Staff salaries are mission. Benevolence (our fund to support those who are in need financially) is about missions. Paying the rent, again, missions.
And why shouldn’t we think of church in America like this? Are we still under the assumption that we are the chaplains to our culture, to use Ed Stetzer’s apt illustration? We are missionaries. We are not at home, even in our home country. We don’t share similar world views with people outside of the body of Christ.
It’s hard to think like missionaries. It is not intuitive to see the world where WE LIVE as missions. After all, it’s home. We speak the same language, we wear similar clothes, listen to similar music. But we have forgotten, or maybe never learned, that we are really different. This culture doesn’t share similar assumptions about God, man, justice, love, righteousness, etc.

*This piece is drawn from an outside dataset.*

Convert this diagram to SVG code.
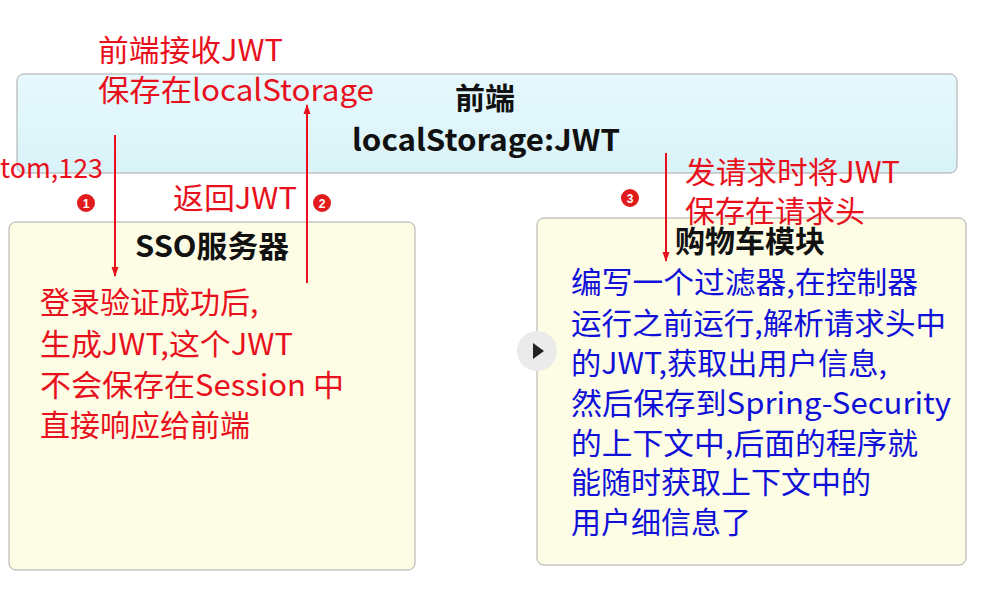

We don’t have a common language anymore for these concepts.
So we must adapt, just like a missionary would. No missionary would think that the culture where they are sent has to adapt to the missionary’s cultural norms. The missionary, if they are worth anything, seeks to understand the culture and then find creative ways to communicate the gospel in a way that the people will understand.
All of this is rooted in the incarnation of Jesus Christ. If we are to walk as He walked, then we need to be a missionary like He was; a missionary that did not look to his own interests, but the interests of others. The Son of God came in a way we could understand. He laid aside His rights as God to reach us — why should we not do the same?